Exercise directions: Reproduce exactly, and nothing else, the lines from the one that contains "Give me the Plotly source for this chart." through the one that contains "import plotly.graph_objects as go". Leave the pictures out.

Data in this exercise:
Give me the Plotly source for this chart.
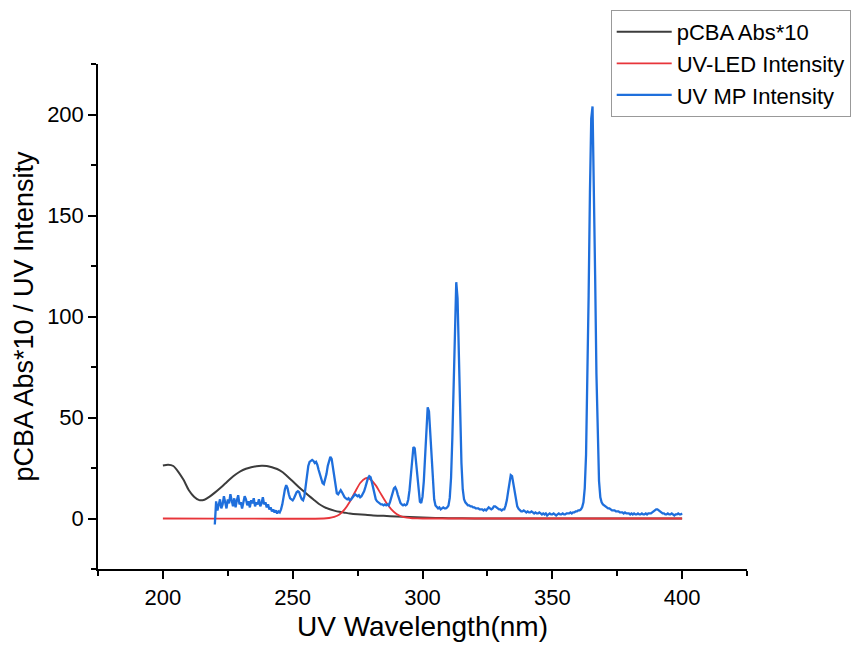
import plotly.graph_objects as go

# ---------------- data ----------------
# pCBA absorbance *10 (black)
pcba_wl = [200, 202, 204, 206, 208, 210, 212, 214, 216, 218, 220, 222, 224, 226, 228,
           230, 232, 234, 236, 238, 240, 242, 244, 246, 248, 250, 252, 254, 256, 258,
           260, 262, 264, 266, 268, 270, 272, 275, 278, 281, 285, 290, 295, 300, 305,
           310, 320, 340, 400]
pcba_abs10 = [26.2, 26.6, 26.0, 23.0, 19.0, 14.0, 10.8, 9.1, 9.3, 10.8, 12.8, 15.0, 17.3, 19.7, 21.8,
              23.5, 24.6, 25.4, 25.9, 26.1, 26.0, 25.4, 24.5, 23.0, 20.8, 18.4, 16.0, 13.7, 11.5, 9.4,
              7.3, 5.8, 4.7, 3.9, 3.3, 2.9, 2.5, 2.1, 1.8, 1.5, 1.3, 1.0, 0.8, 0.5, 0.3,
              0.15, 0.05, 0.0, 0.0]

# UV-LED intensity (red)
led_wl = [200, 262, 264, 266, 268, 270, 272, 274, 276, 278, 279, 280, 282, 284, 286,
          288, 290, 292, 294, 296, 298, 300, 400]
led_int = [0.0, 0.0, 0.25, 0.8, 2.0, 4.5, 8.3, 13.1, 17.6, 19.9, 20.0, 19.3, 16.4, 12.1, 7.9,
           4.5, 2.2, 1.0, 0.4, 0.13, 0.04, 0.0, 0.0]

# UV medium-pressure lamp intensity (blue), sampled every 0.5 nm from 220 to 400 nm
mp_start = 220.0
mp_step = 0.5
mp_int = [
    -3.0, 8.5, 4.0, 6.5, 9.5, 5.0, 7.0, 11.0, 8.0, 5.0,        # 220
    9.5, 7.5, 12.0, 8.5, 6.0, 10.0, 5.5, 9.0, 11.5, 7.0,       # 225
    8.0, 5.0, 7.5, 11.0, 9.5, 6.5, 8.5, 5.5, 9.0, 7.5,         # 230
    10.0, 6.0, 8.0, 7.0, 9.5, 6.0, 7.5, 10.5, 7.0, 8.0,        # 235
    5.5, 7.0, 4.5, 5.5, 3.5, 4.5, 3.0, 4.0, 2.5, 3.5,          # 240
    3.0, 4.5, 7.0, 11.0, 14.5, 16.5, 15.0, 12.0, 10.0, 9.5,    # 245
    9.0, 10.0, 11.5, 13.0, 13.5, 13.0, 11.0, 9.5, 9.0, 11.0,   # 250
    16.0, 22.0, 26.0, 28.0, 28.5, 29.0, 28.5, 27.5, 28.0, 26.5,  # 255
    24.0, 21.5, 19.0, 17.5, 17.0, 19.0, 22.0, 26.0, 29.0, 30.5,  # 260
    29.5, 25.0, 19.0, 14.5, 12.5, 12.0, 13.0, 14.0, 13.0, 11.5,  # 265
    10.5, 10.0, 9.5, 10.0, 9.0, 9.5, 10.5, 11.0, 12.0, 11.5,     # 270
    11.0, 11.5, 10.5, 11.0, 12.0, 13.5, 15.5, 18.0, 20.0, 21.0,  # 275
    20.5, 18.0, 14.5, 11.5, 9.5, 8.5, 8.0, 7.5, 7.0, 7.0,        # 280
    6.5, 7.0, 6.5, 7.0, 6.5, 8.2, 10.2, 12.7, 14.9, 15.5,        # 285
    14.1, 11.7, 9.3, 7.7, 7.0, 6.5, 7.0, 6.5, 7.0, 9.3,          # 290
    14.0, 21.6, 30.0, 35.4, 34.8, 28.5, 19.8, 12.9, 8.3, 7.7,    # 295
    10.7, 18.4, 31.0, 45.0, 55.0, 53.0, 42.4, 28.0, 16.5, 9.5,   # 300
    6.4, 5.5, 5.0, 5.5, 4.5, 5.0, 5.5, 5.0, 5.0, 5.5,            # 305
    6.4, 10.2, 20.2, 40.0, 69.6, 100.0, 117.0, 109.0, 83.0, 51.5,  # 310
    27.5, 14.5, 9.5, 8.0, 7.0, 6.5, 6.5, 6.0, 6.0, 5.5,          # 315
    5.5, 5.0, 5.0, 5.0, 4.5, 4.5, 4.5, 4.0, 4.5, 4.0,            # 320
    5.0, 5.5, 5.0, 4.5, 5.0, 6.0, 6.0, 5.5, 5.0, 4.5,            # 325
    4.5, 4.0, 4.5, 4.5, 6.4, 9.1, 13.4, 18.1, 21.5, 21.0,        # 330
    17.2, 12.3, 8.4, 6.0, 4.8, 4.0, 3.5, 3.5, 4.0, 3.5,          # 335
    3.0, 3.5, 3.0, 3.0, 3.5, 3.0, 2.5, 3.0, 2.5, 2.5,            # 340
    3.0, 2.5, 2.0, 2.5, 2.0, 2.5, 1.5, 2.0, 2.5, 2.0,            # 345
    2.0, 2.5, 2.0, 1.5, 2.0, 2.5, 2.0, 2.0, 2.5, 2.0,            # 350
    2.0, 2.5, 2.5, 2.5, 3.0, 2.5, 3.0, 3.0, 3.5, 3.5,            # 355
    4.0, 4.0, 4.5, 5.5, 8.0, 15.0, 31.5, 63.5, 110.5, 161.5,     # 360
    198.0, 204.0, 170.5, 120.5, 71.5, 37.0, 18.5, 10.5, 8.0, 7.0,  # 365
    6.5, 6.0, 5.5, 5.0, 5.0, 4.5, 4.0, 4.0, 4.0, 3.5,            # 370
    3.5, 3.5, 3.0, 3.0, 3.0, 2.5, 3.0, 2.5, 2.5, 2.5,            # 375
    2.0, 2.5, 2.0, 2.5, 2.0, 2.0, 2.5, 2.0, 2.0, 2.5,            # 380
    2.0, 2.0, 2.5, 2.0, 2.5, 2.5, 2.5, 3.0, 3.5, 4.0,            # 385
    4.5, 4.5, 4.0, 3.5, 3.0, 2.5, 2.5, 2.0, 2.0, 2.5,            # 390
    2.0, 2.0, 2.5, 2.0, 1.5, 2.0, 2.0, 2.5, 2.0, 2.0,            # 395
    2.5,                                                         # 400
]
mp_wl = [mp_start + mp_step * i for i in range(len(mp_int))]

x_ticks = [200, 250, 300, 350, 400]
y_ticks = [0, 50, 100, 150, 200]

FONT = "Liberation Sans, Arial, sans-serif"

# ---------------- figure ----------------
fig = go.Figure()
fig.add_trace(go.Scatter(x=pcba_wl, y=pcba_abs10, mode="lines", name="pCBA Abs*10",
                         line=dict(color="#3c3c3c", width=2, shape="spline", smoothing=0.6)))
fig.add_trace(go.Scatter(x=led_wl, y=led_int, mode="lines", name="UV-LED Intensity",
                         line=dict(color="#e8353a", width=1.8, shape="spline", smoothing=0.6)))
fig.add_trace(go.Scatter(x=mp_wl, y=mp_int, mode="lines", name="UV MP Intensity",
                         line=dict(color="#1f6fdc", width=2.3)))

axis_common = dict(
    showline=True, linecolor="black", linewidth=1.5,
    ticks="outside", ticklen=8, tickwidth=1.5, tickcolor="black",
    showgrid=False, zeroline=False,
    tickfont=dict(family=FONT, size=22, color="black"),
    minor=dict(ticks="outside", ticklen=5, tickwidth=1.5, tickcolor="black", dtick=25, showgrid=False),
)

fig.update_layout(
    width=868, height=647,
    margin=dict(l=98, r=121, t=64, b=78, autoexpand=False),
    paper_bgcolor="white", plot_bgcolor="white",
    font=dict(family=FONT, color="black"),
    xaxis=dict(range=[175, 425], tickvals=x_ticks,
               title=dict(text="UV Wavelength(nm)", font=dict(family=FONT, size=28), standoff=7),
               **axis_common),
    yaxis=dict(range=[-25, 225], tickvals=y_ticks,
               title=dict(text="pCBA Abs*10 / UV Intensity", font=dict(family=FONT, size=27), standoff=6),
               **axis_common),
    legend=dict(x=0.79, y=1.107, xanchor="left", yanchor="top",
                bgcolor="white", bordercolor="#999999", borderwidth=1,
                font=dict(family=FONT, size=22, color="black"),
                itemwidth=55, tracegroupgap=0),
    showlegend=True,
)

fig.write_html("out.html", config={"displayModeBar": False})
...
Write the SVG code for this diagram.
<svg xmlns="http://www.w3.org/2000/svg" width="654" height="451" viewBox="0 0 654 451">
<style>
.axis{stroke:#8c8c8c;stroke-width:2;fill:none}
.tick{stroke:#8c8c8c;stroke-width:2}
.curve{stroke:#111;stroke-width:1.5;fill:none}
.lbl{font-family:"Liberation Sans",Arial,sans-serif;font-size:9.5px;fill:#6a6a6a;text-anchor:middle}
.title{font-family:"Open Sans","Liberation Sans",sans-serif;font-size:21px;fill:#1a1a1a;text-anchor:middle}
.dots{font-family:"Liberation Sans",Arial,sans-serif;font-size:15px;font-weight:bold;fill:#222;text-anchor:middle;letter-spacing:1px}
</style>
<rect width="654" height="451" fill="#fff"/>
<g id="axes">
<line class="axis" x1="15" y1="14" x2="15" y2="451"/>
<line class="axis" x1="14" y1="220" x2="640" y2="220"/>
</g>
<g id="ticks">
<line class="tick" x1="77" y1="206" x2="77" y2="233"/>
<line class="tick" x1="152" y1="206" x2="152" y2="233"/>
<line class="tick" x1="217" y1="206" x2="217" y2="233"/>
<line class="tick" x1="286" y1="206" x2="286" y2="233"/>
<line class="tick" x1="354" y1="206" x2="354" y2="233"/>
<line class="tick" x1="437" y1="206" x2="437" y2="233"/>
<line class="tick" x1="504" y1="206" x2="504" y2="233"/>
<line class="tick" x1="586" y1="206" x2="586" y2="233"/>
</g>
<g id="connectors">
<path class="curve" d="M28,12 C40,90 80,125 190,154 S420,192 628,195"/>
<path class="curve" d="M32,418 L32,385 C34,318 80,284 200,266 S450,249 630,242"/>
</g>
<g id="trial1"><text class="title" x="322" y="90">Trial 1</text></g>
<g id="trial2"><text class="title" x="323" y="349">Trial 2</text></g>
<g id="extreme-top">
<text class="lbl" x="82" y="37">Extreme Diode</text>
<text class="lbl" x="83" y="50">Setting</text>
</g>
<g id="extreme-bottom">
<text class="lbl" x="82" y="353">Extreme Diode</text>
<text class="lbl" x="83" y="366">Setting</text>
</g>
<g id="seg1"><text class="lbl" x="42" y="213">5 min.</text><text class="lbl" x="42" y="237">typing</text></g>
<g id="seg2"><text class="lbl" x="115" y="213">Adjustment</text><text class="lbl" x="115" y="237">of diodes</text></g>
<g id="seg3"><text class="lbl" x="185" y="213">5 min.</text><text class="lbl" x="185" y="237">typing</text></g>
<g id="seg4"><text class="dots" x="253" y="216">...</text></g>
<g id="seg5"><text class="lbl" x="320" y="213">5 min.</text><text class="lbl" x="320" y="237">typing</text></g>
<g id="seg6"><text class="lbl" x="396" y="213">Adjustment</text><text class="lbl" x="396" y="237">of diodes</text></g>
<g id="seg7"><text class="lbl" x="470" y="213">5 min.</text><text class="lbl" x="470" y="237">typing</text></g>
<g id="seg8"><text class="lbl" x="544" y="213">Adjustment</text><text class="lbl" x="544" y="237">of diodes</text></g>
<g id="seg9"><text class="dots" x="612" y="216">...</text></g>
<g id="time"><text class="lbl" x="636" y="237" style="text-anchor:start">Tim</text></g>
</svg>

Task output:
Give me the Plotly source for this chart.
import plotly.graph_objects as go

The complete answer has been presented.